The legalization of recreational marijuana across the state of Nevada could be a tough sell this November, according to the results of the latest poll overseen by the Las Vegas Review-Journal.
When it comes to the concept of ending marijuana prohibition in a state riddled with casinos, brothels and all of the awesome that comes with those things, only 47 percent of the voting public say they intend to step up to the ballot box later this fall to support the creation of a taxed and regulated cannabis industry through Question 2. Forty-six percent of the respondents said they plan to oppose the measure.
Question 2 would allow Nevada to legalize a recreational cannabis trade similar to what is currently underway in Colorado and three other states that have brought an end to draconian pot laws.
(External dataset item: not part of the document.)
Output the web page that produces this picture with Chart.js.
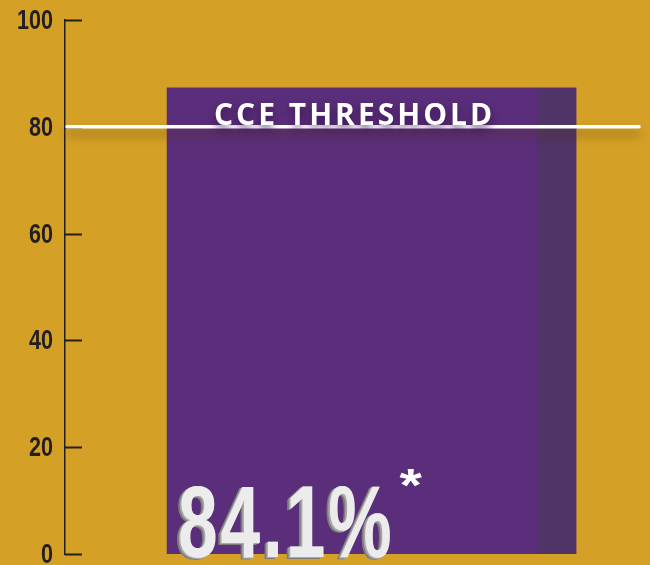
<!DOCTYPE html>
<html>
<head>
<meta charset="utf-8">
<script src="https://cdn.jsdelivr.net/npm/chart.js@4.4.1/dist/chart.umd.min.js"></script>
<style>
  html, body { margin: 0; padding: 0; background: #D4A126; }
  #wrap { width: 650px; height: 565px; position: relative; }
</style>
</head>
<body>
<div id="wrap"><canvas id="cceChart"></canvas></div>
<script>
// Data
const categories = ['CCE'];
const barPositions = [53.75];     // where the bar sits along the x scale (0-100)
const barValues = [87.3];         // visual height of the bar on the 0-100 axis
const valueLabels = ['84.1%'];
const thresholdValue = 80;
const thresholdLabel = 'CCE THRESHOLD';
const yMin = 0, yMax = 100, yStep = 20;

const barColor = '#5A2E7A';
const sideColor = '#4F3467';
const inkColor = '#231F20';

//Draws tick labels, inward ticks, the bar side, the big number and the threshold
const overlay = {
    id: 'overlay',
    afterDatasetsDraw(chart) {
        const ctx = chart.ctx;
        const y = chart.scales.y;
        const area = chart.chartArea;

        // inward tick marks + condensed labels
        ctx.save();
        ctx.strokeStyle = inkColor;
        ctx.fillStyle = inkColor;
        ctx.lineWidth = 2;
        ctx.font = 'bold 27px "Liberation Sans"';
        ctx.textAlign = 'right';
        ctx.textBaseline = 'middle';
        y.ticks.forEach(t => {
            const py = Math.round(y.getPixelForValue(t.value)) + 0.5;
            ctx.beginPath();
            ctx.moveTo(area.left, py);
            ctx.lineTo(area.left + 17, py);
            ctx.stroke();
            ctx.save();
            ctx.translate(area.left - 12, py + 1);
            ctx.scale(0.8, 1);
            ctx.fillText(String(t.value), 0, 0);
            ctx.restore();
        });
        ctx.restore();

        const meta = chart.getDatasetMeta(0);
        meta.data.forEach((bar, i) => {
            const left = bar.x - bar.width / 2;
            const right = bar.x + bar.width / 2;
            const sideW = bar.width * 0.095;

            // darker side
            ctx.save();
            ctx.fillStyle = sideColor;
            ctx.fillRect(right - sideW, bar.y + 1, sideW, bar.base - bar.y - 1);
            ctx.restore();

            // big value text with extrusion
            ctx.save();
            ctx.translate(left + 11, bar.base + 3);
            ctx.scale(0.7, 1);
            ctx.font = 'bold 102px "Liberation Sans"';
            ctx.letterSpacing = '4px';
            ctx.textBaseline = 'alphabetic';
            ctx.textAlign = 'left';
            for (let k = 6; k >= 1; k--) {
                ctx.fillStyle = k > 3 ? '#7d7d7d' : '#a8a8a8';
                ctx.fillText(valueLabels[i], -k * 0.8, k * 0.25);
            }
            ctx.fillStyle = '#ECECEC';
            ctx.fillText(valueLabels[i], 0, 0);
            const w = ctx.measureText(valueLabels[i]).width * 0.7;
            ctx.restore();

            // asterisk
            ctx.save();
            ctx.translate(left + 11 + w + 5, bar.base - 53);
            ctx.scale(1.25, 1);
            ctx.font = 'bold 46px "Liberation Sans"';
            ctx.fillStyle = '#FFFFFF';
            ctx.textAlign = 'left';
            ctx.textBaseline = 'alphabetic';
            ctx.fillText('*', 0, 0);
            ctx.restore();
        });

        // threshold line
        const ty = y.getPixelForValue(thresholdValue);
        ctx.save();
        ctx.shadowColor = 'rgba(90, 55, 10, 0.55)';
        ctx.shadowBlur = 10;
        ctx.shadowOffsetY = 7;
        ctx.strokeStyle = '#FFFFFF';
        ctx.lineWidth = 3.5;
        ctx.lineCap = 'round';
        ctx.beginPath();
        ctx.moveTo(area.left + 2, ty);
        ctx.lineTo(area.right, ty);
        ctx.stroke();
        ctx.restore();

        // threshold label
        ctx.save();
        ctx.font = 'bold 30px "Open Sans"';
        ctx.letterSpacing = '3px';
        ctx.fillStyle = '#FFFFFF';
        ctx.textAlign = 'center';
        ctx.textBaseline = 'alphabetic';
        ctx.shadowColor = 'rgba(50, 15, 70, 0.8)';
        ctx.shadowBlur = 9;
        ctx.shadowOffsetY = 5;
        const barMeta = meta.data[0];
        ctx.fillText(thresholdLabel, barMeta.x - 17, ty - 2);
        ctx.restore();
    }
};

const ctx = document.getElementById('cceChart').getContext('2d');
new Chart(ctx, {
    type: 'bar',
    data: {
        labels: categories,
        datasets: [{
            label: categories[0],
            data: barPositions.map((x, i) => ({ x: x, y: barValues[i] })),
            backgroundColor: barColor,
            borderWidth: 0,
            barThickness: 409
        }]
    },
    options: {
        responsive: true,
        maintainAspectRatio: false,
        animation: false,
        layout: { padding: { top: 20, right: 11, bottom: 11, left: 0 } },
        plugins: {
            legend: { display: false },
            tooltip: { enabled: false }
        },
        scales: {
            x: {
                type: 'linear',
                min: 0,
                max: 100,
                display: false
            },
            y: {
                min: yMin,
                max: yMax,
                afterFit: s => { s.width = 65; s.paddingTop = 0; s.paddingBottom = 0; },
                ticks: { stepSize: yStep, display: false },
                grid: { display: false, drawTicks: false },
                border: { display: true, color: inkColor, width: 1.5 }
            }
        }
    },
    plugins: [overlay]
});
</script>
</body>
</html>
The measure would allow adults 21-years-old and over to purchase cannabis products from retail outlets statewide. It would also allow those people living 25 miles away from a dispensary to cultivate up to six plants at home for personal use.
Anthony Williams, special projects director for Bendixen & Amandi International, the company responsible for conducting the poll, says the numbers should be cause for concern for those hoping to see Nevada legalize the leaf in 2016.
“You would really want to have 55 to 60 percent support to feel confident heading into Election Day,” Williams said. “These things always tend to leak oil heading into the end.”
Interestingly, Nevada is the only state with a recreational marijuana initiative on the ballot this year that is not doing well in the polls. In Arizona, California, Massachusetts, and Maine, all of which have similar proposals on the line, the numbers are showing between 50 and 60 percent in favor of legalization.
"These poll numbers [in Arizona, California, Massachusetts, and Maine] are not surprising," Paul Armentano, deputy director of the National Organization for the Reform of Marijuana Laws, told the Washington Post. "Most Americans agree that the responsible adult use of cannabis ought not to be criminalized. The battle now is finding consensus regarding the details of how best to regulate this market."
Let’s hope marijuana advocates can convince the Nevada voters of this before November 8.